### YOUR OBJECTIVE
From the listing below, copy only the lines from the line that contains "Convert this diagram to TikZ code." to the line that contains "(title) at (365,138)", counting those two lines as part of the copy.

### SUPPLIED RECORDS
# # # # # # #

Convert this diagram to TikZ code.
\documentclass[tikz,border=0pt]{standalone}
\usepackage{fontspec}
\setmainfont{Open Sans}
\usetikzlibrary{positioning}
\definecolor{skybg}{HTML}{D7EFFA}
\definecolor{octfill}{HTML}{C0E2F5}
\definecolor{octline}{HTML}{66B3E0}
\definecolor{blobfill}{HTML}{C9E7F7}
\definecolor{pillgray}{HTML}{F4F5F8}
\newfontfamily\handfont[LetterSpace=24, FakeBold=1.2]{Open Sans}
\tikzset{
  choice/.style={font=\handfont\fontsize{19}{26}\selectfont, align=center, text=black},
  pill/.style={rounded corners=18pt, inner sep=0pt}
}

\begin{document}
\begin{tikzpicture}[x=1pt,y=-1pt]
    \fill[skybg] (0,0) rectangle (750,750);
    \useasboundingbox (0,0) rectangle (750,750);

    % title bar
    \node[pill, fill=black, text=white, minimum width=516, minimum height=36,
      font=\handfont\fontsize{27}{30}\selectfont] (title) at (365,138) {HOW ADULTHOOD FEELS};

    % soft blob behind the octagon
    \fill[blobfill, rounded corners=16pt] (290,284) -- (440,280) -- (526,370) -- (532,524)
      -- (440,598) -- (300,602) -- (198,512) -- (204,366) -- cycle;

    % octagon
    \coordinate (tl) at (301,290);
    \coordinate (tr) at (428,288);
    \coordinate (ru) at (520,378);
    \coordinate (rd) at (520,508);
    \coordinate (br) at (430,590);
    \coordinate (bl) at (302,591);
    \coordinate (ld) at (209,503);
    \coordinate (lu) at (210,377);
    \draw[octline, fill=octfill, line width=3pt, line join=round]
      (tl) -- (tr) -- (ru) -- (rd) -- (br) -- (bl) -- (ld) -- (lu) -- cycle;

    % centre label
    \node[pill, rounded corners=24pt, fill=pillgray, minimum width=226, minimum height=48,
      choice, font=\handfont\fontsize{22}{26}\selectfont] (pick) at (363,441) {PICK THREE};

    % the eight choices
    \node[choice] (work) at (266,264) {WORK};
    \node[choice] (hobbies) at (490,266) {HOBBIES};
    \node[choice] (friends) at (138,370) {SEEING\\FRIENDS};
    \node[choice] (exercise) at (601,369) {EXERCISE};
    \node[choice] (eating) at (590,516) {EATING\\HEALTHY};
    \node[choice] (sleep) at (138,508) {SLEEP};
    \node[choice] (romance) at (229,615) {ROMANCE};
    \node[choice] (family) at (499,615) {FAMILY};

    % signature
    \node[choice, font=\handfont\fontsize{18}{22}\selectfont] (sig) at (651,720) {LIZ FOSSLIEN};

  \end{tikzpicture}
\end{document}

# # # # # # #

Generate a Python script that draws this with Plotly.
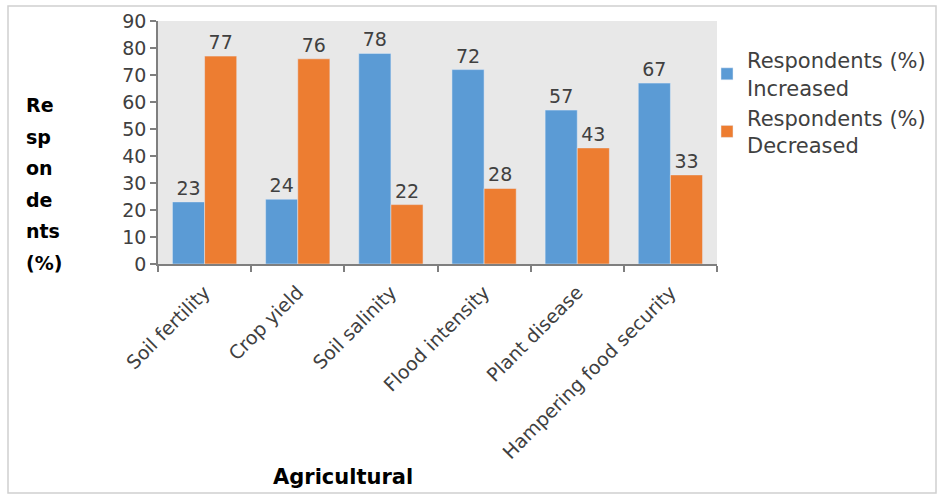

# # # # # # #

### ANSWER TO THE PROBLEM
Convert this diagram to TikZ code.
\documentclass[tikz,border=0pt]{standalone}
\usepackage{fontspec}
\setmainfont{Open Sans}
\usetikzlibrary{positioning}
\definecolor{skybg}{HTML}{D7EFFA}
\definecolor{octfill}{HTML}{C0E2F5}
\definecolor{octline}{HTML}{66B3E0}
\definecolor{blobfill}{HTML}{C9E7F7}
\definecolor{pillgray}{HTML}{F4F5F8}
\newfontfamily\handfont[LetterSpace=24, FakeBold=1.2]{Open Sans}
\tikzset{
  choice/.style={font=\handfont\fontsize{19}{26}\selectfont, align=center, text=black},
  pill/.style={rounded corners=18pt, inner sep=0pt}
}

\begin{document}
\begin{tikzpicture}[x=1pt,y=-1pt]
    \fill[skybg] (0,0) rectangle (750,750);
    \useasboundingbox (0,0) rectangle (750,750);

    % title bar
    \node[pill, fill=black, text=white, minimum width=516, minimum height=36,
      font=\handfont\fontsize{27}{30}\selectfont] (title) at (365,138) {HOW ADULTHOOD FEELS};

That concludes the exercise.